Data shown:
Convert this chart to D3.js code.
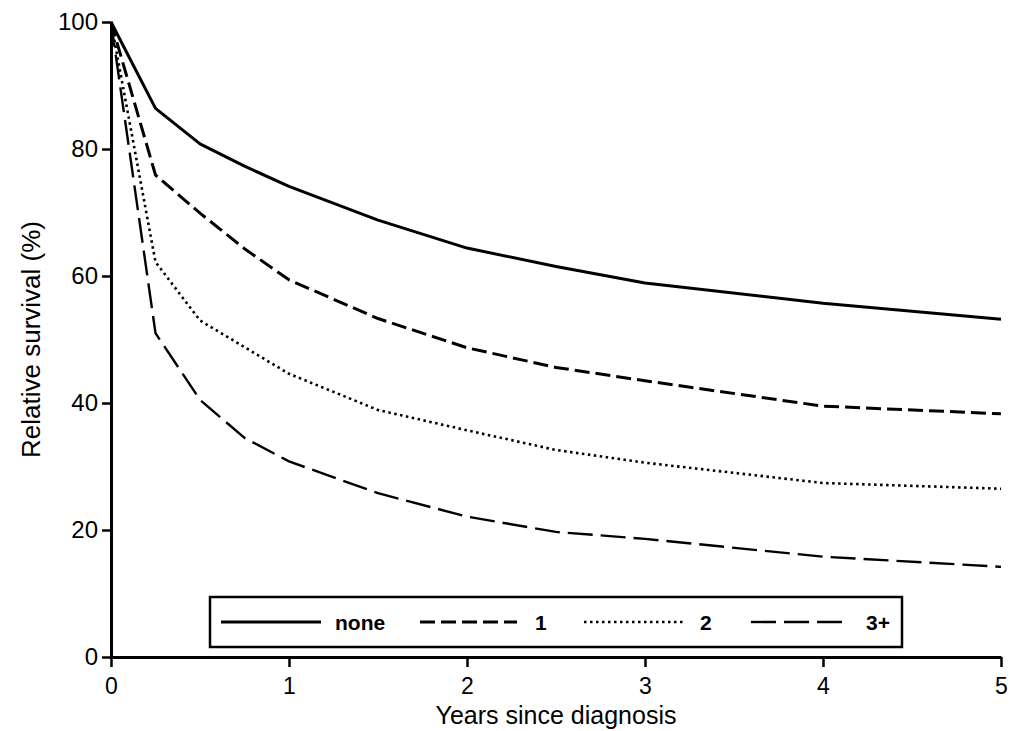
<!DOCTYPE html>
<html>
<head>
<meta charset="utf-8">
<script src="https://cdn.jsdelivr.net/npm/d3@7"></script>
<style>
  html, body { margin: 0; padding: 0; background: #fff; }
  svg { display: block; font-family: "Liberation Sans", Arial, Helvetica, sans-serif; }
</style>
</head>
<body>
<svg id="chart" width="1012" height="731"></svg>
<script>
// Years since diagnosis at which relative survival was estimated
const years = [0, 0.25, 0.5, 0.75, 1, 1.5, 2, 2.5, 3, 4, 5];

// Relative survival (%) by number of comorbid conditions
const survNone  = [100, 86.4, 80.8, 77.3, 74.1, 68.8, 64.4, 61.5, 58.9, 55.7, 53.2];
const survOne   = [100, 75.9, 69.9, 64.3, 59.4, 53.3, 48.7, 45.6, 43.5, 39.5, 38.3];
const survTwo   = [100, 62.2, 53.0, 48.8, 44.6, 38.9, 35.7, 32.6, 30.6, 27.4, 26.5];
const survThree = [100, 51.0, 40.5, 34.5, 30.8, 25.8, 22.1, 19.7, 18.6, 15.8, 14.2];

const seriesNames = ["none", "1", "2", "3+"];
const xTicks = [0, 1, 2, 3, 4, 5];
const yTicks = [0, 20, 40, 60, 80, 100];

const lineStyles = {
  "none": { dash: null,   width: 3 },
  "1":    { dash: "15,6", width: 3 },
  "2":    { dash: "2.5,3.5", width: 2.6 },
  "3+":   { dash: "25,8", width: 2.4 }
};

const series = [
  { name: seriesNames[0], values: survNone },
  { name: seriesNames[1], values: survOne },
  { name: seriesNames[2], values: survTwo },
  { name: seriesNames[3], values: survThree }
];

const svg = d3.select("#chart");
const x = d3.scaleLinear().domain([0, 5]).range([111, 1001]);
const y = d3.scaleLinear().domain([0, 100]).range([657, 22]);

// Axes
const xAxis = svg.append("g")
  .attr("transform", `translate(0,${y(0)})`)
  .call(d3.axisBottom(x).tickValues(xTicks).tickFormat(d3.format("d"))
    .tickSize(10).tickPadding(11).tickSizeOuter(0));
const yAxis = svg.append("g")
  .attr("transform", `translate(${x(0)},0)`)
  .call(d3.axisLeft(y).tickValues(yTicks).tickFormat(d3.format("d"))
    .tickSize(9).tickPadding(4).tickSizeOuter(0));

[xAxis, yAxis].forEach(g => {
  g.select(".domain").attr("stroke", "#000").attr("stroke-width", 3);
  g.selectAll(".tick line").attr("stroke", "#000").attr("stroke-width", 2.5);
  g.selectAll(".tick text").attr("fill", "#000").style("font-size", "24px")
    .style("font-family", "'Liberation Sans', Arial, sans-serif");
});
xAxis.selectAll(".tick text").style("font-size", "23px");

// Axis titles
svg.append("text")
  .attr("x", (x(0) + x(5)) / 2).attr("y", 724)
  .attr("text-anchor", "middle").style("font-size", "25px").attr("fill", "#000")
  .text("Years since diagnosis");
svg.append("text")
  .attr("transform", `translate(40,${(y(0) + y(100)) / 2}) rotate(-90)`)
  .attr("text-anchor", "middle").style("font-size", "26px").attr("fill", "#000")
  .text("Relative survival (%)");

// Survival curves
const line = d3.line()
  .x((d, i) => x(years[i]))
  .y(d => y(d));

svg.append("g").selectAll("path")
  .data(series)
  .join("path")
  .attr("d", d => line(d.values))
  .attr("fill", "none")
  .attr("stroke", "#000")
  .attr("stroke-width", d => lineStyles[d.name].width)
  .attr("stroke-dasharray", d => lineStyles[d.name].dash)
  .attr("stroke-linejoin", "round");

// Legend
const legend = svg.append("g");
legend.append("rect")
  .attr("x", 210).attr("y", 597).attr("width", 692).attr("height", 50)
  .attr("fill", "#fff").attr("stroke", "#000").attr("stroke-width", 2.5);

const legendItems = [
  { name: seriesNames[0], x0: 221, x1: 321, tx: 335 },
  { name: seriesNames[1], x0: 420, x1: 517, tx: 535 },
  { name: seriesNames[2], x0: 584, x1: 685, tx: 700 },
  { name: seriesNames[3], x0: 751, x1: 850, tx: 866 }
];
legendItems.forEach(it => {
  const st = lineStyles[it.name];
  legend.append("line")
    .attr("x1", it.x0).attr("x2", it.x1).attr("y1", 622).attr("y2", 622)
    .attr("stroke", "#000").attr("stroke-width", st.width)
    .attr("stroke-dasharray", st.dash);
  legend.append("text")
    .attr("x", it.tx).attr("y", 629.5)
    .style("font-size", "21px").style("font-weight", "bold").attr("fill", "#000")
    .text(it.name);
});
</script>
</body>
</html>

Instruction:
Using the listing above, show each line holding the string "chart".

Response:
Convert this chart to D3.js code.
<svg id="chart" width="1012" height="731"></svg>
const svg = d3.select("#chart");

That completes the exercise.